* Start *
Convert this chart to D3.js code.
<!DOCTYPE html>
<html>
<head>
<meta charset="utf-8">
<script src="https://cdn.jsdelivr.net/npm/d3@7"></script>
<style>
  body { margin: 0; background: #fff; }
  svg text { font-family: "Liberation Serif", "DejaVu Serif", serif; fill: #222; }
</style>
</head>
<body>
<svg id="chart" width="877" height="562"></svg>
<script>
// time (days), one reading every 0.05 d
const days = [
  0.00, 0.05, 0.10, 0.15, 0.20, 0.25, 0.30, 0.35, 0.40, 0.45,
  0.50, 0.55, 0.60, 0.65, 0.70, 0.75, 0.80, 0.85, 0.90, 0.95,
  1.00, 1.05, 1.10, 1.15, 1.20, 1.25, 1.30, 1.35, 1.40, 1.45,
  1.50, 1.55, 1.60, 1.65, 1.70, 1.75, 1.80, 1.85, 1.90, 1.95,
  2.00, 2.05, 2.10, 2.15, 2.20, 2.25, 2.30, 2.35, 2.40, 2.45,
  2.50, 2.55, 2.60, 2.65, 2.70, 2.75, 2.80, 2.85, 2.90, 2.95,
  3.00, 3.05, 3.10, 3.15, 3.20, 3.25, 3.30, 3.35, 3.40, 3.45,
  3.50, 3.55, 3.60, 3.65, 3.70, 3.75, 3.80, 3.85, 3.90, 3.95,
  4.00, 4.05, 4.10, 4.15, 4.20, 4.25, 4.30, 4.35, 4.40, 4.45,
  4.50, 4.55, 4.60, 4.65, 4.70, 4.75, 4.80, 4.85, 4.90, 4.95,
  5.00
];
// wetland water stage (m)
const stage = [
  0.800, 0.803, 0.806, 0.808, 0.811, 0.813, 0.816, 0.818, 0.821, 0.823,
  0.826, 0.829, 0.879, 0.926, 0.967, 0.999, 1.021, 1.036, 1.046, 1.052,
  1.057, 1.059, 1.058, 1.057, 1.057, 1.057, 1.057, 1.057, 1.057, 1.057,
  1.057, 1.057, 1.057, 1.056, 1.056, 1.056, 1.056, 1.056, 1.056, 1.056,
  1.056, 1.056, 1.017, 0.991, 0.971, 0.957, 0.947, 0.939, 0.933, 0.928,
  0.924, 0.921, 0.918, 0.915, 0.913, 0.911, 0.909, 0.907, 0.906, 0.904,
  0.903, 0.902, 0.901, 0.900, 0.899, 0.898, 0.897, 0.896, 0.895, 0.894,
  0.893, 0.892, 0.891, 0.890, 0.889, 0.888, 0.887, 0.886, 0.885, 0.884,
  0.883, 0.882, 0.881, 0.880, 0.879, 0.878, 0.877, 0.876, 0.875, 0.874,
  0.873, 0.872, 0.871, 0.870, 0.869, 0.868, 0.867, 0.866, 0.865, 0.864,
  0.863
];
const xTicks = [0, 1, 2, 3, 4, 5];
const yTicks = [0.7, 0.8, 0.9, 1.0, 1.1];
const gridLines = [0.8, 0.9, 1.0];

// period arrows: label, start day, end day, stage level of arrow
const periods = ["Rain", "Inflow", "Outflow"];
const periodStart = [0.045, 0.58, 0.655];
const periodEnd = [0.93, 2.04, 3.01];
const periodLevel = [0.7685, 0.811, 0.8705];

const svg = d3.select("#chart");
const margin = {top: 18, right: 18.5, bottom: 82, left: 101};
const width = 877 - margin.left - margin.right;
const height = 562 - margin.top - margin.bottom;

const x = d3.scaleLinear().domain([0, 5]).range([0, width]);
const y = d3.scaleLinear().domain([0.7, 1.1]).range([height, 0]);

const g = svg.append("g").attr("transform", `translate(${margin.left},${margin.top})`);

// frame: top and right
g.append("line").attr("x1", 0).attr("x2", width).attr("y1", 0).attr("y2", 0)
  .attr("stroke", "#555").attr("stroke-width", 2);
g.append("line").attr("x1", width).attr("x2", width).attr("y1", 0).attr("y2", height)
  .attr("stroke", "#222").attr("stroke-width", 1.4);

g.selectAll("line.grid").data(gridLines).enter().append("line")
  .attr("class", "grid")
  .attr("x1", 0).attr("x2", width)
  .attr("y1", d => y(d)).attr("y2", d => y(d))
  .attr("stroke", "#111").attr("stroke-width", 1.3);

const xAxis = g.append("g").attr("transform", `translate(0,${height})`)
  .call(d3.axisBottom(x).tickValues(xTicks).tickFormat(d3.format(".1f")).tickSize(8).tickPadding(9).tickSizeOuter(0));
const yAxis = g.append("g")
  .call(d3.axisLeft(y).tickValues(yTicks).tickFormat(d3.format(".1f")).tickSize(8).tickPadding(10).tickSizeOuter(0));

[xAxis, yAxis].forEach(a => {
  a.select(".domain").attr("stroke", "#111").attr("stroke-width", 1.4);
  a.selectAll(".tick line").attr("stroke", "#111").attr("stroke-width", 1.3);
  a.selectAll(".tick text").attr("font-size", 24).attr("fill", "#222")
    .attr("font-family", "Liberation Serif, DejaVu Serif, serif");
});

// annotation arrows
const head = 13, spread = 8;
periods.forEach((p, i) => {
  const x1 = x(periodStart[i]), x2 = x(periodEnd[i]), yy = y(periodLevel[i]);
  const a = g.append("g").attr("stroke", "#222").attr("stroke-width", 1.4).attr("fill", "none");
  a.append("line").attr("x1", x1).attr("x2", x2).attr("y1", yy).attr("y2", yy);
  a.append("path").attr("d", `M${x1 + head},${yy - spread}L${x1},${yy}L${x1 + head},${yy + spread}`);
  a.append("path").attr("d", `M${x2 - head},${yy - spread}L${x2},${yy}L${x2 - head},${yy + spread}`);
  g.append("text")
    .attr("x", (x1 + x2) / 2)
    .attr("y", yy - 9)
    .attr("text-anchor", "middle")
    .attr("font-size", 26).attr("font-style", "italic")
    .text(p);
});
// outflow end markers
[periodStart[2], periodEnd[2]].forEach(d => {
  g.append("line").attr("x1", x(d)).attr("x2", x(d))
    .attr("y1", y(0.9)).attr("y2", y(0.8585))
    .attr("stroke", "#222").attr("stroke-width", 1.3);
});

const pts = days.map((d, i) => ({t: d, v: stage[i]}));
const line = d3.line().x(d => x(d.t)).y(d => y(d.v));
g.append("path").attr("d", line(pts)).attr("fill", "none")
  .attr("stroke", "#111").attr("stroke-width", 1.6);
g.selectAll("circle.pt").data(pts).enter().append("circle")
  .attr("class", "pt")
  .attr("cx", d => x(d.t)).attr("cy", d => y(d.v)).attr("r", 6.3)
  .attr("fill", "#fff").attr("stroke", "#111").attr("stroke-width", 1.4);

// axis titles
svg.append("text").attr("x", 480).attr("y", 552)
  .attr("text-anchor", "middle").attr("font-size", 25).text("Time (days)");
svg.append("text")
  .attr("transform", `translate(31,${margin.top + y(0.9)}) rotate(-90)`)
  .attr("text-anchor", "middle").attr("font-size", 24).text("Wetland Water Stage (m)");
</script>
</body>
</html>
* End *
Output the full listing exactly as it stands.

Answer in full:
Convert this chart to D3.js code.
<!DOCTYPE html>
<html>
<head>
<meta charset="utf-8">
<script src="https://cdn.jsdelivr.net/npm/d3@7"></script>
<style>
  body { margin: 0; background: #fff; }
  svg text { font-family: "Liberation Serif", "DejaVu Serif", serif; fill: #222; }
</style>
</head>
<body>
<svg id="chart" width="877" height="562"></svg>
<script>
// time (days), one reading every 0.05 d
const days = [
  0.00, 0.05, 0.10, 0.15, 0.20, 0.25, 0.30, 0.35, 0.40, 0.45,
  0.50, 0.55, 0.60, 0.65, 0.70, 0.75, 0.80, 0.85, 0.90, 0.95,
  1.00, 1.05, 1.10, 1.15, 1.20, 1.25, 1.30, 1.35, 1.40, 1.45,
  1.50, 1.55, 1.60, 1.65, 1.70, 1.75, 1.80, 1.85, 1.90, 1.95,
  2.00, 2.05, 2.10, 2.15, 2.20, 2.25, 2.30, 2.35, 2.40, 2.45,
  2.50, 2.55, 2.60, 2.65, 2.70, 2.75, 2.80, 2.85, 2.90, 2.95,
  3.00, 3.05, 3.10, 3.15, 3.20, 3.25, 3.30, 3.35, 3.40, 3.45,
  3.50, 3.55, 3.60, 3.65, 3.70, 3.75, 3.80, 3.85, 3.90, 3.95,
  4.00, 4.05, 4.10, 4.15, 4.20, 4.25, 4.30, 4.35, 4.40, 4.45,
  4.50, 4.55, 4.60, 4.65, 4.70, 4.75, 4.80, 4.85, 4.90, 4.95,
  5.00
];
// wetland water stage (m)
const stage = [
  0.800, 0.803, 0.806, 0.808, 0.811, 0.813, 0.816, 0.818, 0.821, 0.823,
  0.826, 0.829, 0.879, 0.926, 0.967, 0.999, 1.021, 1.036, 1.046, 1.052,
  1.057, 1.059, 1.058, 1.057, 1.057, 1.057, 1.057, 1.057, 1.057, 1.057,
  1.057, 1.057, 1.057, 1.056, 1.056, 1.056, 1.056, 1.056, 1.056, 1.056,
  1.056, 1.056, 1.017, 0.991, 0.971, 0.957, 0.947, 0.939, 0.933, 0.928,
  0.924, 0.921, 0.918, 0.915, 0.913, 0.911, 0.909, 0.907, 0.906, 0.904,
  0.903, 0.902, 0.901, 0.900, 0.899, 0.898, 0.897, 0.896, 0.895, 0.894,
  0.893, 0.892, 0.891, 0.890, 0.889, 0.888, 0.887, 0.886, 0.885, 0.884,
  0.883, 0.882, 0.881, 0.880, 0.879, 0.878, 0.877, 0.876, 0.875, 0.874,
  0.873, 0.872, 0.871, 0.870, 0.869, 0.868, 0.867, 0.866, 0.865, 0.864,
  0.863
];
const xTicks = [0, 1, 2, 3, 4, 5];
const yTicks = [0.7, 0.8, 0.9, 1.0, 1.1];
const gridLines = [0.8, 0.9, 1.0];

// period arrows: label, start day, end day, stage level of arrow
const periods = ["Rain", "Inflow", "Outflow"];
const periodStart = [0.045, 0.58, 0.655];
const periodEnd = [0.93, 2.04, 3.01];
const periodLevel = [0.7685, 0.811, 0.8705];

const svg = d3.select("#chart");
const margin = {top: 18, right: 18.5, bottom: 82, left: 101};
const width = 877 - margin.left - margin.right;
const height = 562 - margin.top - margin.bottom;

const x = d3.scaleLinear().domain([0, 5]).range([0, width]);
const y = d3.scaleLinear().domain([0.7, 1.1]).range([height, 0]);

const g = svg.append("g").attr("transform", `translate(${margin.left},${margin.top})`);

// frame: top and right
g.append("line").attr("x1", 0).attr("x2", width).attr("y1", 0).attr("y2", 0)
  .attr("stroke", "#555").attr("stroke-width", 2);
g.append("line").attr("x1", width).attr("x2", width).attr("y1", 0).attr("y2", height)
  .attr("stroke", "#222").attr("stroke-width", 1.4);

g.selectAll("line.grid").data(gridLines).enter().append("line")
  .attr("class", "grid")
  .attr("x1", 0).attr("x2", width)
  .attr("y1", d => y(d)).attr("y2", d => y(d))
  .attr("stroke", "#111").attr("stroke-width", 1.3);

const xAxis = g.append("g").attr("transform", `translate(0,${height})`)
  .call(d3.axisBottom(x).tickValues(xTicks).tickFormat(d3.format(".1f")).tickSize(8).tickPadding(9).tickSizeOuter(0));
const yAxis = g.append("g")
  .call(d3.axisLeft(y).tickValues(yTicks).tickFormat(d3.format(".1f")).tickSize(8).tickPadding(10).tickSizeOuter(0));

[xAxis, yAxis].forEach(a => {
  a.select(".domain").attr("stroke", "#111").attr("stroke-width", 1.4);
  a.selectAll(".tick line").attr("stroke", "#111").attr("stroke-width", 1.3);
  a.selectAll(".tick text").attr("font-size", 24).attr("fill", "#222")
    .attr("font-family", "Liberation Serif, DejaVu Serif, serif");
});

// annotation arrows
const head = 13, spread = 8;
periods.forEach((p, i) => {
  const x1 = x(periodStart[i]), x2 = x(periodEnd[i]), yy = y(periodLevel[i]);
  const a = g.append("g").attr("stroke", "#222").attr("stroke-width", 1.4).attr("fill", "none");
  a.append("line").attr("x1", x1).attr("x2", x2).attr("y1", yy).attr("y2", yy);
  a.append("path").attr("d", `M${x1 + head},${yy - spread}L${x1},${yy}L${x1 + head},${yy + spread}`);
  a.append("path").attr("d", `M${x2 - head},${yy - spread}L${x2},${yy}L${x2 - head},${yy + spread}`);
  g.append("text")
    .attr("x", (x1 + x2) / 2)
    .attr("y", yy - 9)
    .attr("text-anchor", "middle")
    .attr("font-size", 26).attr("font-style", "italic")
    .text(p);
});
// outflow end markers
[periodStart[2], periodEnd[2]].forEach(d => {
  g.append("line").attr("x1", x(d)).attr("x2", x(d))
    .attr("y1", y(0.9)).attr("y2", y(0.8585))
    .attr("stroke", "#222").attr("stroke-width", 1.3);
});

const pts = days.map((d, i) => ({t: d, v: stage[i]}));
const line = d3.line().x(d => x(d.t)).y(d => y(d.v));
g.append("path").attr("d", line(pts)).attr("fill", "none")
  .attr("stroke", "#111").attr("stroke-width", 1.6);
g.selectAll("circle.pt").data(pts).enter().append("circle")
  .attr("class", "pt")
  .attr("cx", d => x(d.t)).attr("cy", d => y(d.v)).attr("r", 6.3)
  .attr("fill", "#fff").attr("stroke", "#111").attr("stroke-width", 1.4);

// axis titles
svg.append("text").attr("x", 480).attr("y", 552)
  .attr("text-anchor", "middle").attr("font-size", 25).text("Time (days)");
svg.append("text")
  .attr("transform", `translate(31,${margin.top + y(0.9)}) rotate(-90)`)
  .attr("text-anchor", "middle").attr("font-size", 24).text("Wetland Water Stage (m)");
</script>
</body>
</html>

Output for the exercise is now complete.